Foxley, along with other students-turned-advocates, has spent the past month writing letters to and calling the offices of Councilmember Mary Cheh and Mayor Muriel Bowser. After reading NCH reports (and others) on homeless rights, the student committee created a PowerPoint presentation with their findings and reasoning behind supporting NCH’s legislative push. Ideally, Martini said, the students will present their slides to both the Mayor and councilmembers at a formal meeting.

“I really hope they listen and consider our requests,” Foxley said.

Whether they get a meeting or not, the students are taking all the right steps to make sure the rally goes as planned, according to Martini. A sixth grader even made the call to get an event permit from the city. The experience has been eye opening to Martini as a middle school teacher.

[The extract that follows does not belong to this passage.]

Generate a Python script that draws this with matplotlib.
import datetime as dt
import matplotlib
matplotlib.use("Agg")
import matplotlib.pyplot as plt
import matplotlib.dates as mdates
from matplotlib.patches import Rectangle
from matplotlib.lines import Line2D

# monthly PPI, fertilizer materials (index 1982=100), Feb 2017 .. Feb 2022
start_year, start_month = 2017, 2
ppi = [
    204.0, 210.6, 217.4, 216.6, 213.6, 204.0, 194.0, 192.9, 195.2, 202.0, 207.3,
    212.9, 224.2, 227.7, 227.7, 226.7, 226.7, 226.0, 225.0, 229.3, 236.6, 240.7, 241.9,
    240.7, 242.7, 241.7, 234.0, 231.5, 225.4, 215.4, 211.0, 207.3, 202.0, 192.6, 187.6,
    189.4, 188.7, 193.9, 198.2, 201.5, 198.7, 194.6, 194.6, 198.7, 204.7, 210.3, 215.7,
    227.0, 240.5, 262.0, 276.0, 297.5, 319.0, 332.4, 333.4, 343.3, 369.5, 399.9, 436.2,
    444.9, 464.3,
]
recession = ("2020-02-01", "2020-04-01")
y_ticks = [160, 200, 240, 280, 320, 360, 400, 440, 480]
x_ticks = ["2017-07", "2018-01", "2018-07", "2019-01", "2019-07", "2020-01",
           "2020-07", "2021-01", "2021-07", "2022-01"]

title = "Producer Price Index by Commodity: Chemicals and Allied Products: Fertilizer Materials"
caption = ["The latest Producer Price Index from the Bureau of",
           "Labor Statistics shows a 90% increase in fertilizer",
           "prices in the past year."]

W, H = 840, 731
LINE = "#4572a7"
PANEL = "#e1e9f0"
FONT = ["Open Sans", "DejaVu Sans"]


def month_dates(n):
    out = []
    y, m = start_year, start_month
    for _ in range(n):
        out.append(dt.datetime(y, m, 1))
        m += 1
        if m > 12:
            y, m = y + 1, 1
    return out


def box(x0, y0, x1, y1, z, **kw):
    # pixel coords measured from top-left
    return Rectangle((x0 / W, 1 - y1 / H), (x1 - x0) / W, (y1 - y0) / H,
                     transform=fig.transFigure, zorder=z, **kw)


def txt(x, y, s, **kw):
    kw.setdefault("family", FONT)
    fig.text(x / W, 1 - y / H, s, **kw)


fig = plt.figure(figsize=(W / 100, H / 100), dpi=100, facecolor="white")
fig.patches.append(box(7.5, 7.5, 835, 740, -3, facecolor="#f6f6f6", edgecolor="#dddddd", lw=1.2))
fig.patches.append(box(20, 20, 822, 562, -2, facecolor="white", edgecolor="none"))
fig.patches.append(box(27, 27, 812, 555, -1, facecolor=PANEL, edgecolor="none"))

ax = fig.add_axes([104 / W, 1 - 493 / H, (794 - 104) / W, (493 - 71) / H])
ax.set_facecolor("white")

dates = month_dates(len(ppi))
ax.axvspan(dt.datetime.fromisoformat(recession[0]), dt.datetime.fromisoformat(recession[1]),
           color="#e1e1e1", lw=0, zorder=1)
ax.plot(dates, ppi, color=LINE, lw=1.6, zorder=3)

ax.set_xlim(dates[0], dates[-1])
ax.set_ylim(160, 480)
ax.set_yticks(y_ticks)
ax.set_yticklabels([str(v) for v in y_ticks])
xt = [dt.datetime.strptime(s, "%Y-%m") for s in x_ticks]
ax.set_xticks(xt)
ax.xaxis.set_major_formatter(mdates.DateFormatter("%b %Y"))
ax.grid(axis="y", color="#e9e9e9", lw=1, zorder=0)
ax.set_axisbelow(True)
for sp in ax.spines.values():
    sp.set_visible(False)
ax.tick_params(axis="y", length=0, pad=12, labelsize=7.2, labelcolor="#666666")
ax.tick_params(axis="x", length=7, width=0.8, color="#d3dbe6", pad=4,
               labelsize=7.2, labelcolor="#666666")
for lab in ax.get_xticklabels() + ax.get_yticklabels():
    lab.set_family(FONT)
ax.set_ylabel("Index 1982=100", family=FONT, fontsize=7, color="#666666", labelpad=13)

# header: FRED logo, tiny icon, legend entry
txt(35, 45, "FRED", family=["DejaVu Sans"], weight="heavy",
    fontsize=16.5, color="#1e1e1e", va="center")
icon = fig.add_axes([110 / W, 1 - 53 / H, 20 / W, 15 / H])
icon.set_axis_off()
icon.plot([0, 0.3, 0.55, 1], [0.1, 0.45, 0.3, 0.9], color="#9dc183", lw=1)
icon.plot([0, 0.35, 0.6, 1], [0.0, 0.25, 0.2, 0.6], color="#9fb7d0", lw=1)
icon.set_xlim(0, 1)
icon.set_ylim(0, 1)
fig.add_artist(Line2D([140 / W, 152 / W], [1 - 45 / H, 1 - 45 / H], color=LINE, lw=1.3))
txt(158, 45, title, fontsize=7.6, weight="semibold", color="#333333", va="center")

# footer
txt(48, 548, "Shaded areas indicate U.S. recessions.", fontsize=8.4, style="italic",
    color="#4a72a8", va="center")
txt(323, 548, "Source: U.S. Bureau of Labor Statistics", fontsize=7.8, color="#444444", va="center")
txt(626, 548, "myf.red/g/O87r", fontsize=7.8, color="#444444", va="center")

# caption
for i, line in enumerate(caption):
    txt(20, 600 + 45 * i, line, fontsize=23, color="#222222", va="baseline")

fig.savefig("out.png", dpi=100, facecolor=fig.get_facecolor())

“I’ve gotten to see an understanding, emotional side of the students, one you don’t see when you pass them in the halls with their friends,” Martini said. “They are much more open-minded to these issues than you’d expect. It’s great watching them interact with homeless people, and realize it’s okay to do—especially when they learn how just a smile can change someone’s day.”

The most challenging part was breaking the preconceived stereotypes some students had about homelessness, according to Martini. After that, convincing them that homeless people had rights too was a “pretty easy sell.”

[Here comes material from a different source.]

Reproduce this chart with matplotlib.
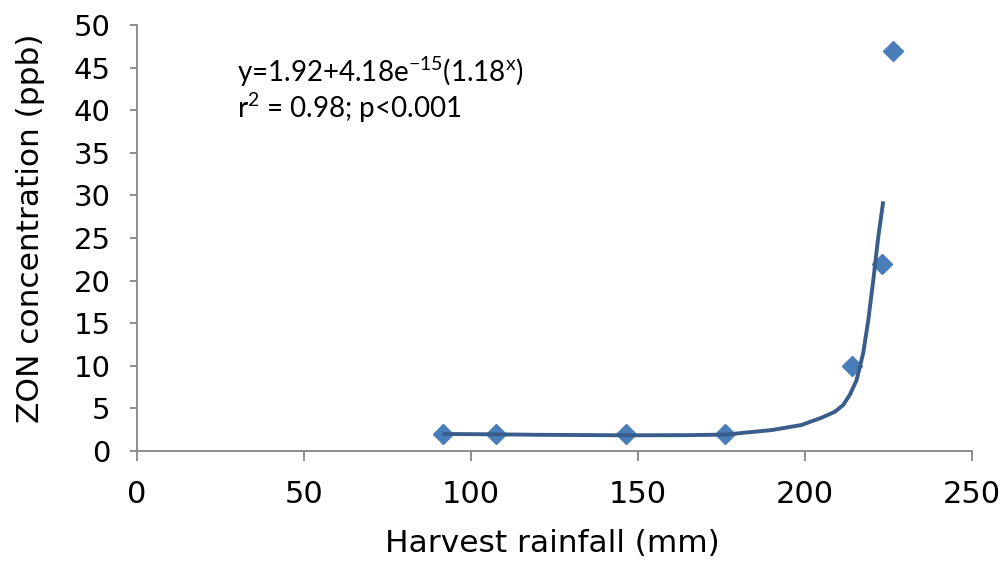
import matplotlib
matplotlib.use('Agg')
import matplotlib.pyplot as plt

# measured points
rain = [91.5, 107.5, 146.5, 176, 214, 223, 226.5]
zon = [2, 2, 2, 2, 10, 22, 47]

# fitted curve, as drawn
fit_x = [91.5, 107.5, 120, 146.5, 165, 176, 190, 199, 205, 209, 211.5,
         213.5, 215.5, 217.5, 219, 220.5, 222, 223.5]
fit_y = [2.0, 1.95, 1.9, 1.84, 1.86, 1.92, 2.45, 3.05, 3.9, 4.6, 5.4,
         6.6, 8.3, 11.5, 15.3, 20.0, 25.1, 29.3]

xticks = [0, 50, 100, 150, 200, 250]
yticks = list(range(0, 55, 5))

plt.rcParams['mathtext.fontset'] = 'custom'
plt.rcParams['mathtext.rm'] = 'Lato'

fig = plt.figure(figsize=(10.08, 5.65), dpi=100)
ax = fig.add_axes([0.136, 0.2018, 0.828, 0.754])

ax.plot(rain, zon, linestyle='none', marker='D', ms=10, color='#4a7ebb', zorder=2)
ax.plot(fit_x, fit_y, color='#385d8a', lw=2.8, zorder=3, solid_capstyle='butt')

ax.set_xlim(0, 250)
ax.set_ylim(0, 50)
ax.set_xticks(xticks)
ax.set_yticks(yticks)

axcol = '#868686'
for s in ['top', 'right']:
    ax.spines[s].set_visible(False)
for s in ['left', 'bottom']:
    ax.spines[s].set_color(axcol)
    ax.spines[s].set_linewidth(1.3)
ax.tick_params(axis='y', direction='out', length=5, width=1.3, color=axcol,
               labelsize=21, pad=14)
ax.tick_params(axis='x', direction='out', length=7, width=1.3, color=axcol,
               labelsize=22, pad=14)

ax.set_xlabel('Harvest rainfall (mm)', fontsize=22.5)
ax.set_ylabel('ZON concentration (ppb)', fontsize=22.5)
ax.xaxis.set_label_coords(0.497, -0.216)
ax.yaxis.set_label_coords(-0.128, 0.523)
ax.xaxis.label.set_va('center')
ax.yaxis.label.set_va('center')

ax.text(30, 44.5, r'y=1.92+4.18e$^{\mathregular{-15}}$(1.18$^{\mathregular{x}}$)',
        fontsize=20, family='Lato', va='center', ha='left')
ax.text(30, 40.3, r'r$^{\mathregular{2}}$ = 0.98; p<0.001',
        fontsize=20, family='Lato', va='center', ha='left')

fig.savefig('out.png', dpi=100)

“I learned that anyone could be homeless, and it wasn’t a choice,” said Sophia Giorgianni, another Alice Deal sixth grader.

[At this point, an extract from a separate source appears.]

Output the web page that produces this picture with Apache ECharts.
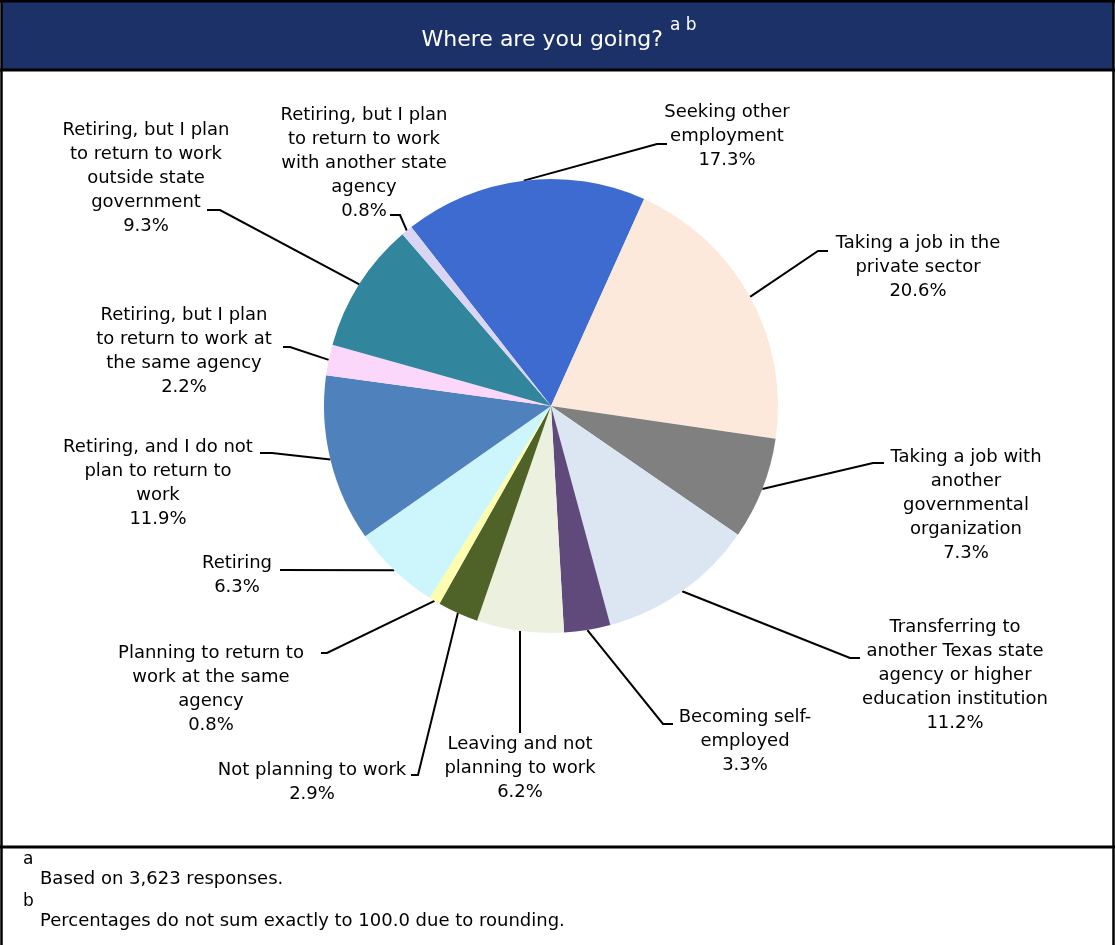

Giorgianni first became interested in homeless people when she volunteered with a friend at Miriam’s Kitchen.

“It was really cool. Well, no, it wasn’t just cool—it touched my heart. And made me very fortunate to have a home,” Giorgianni said.

She is also a member of the student committee organizing the June 3 rally and has high hopes for its success.

“I want it to be a chance for the community to stand up for someone more. For people to actually do something,” Giorgianni said.

Has this project motivated the students to work for homeless rights in the future?

Giorgianni and Foxley agree: “Absolutely.”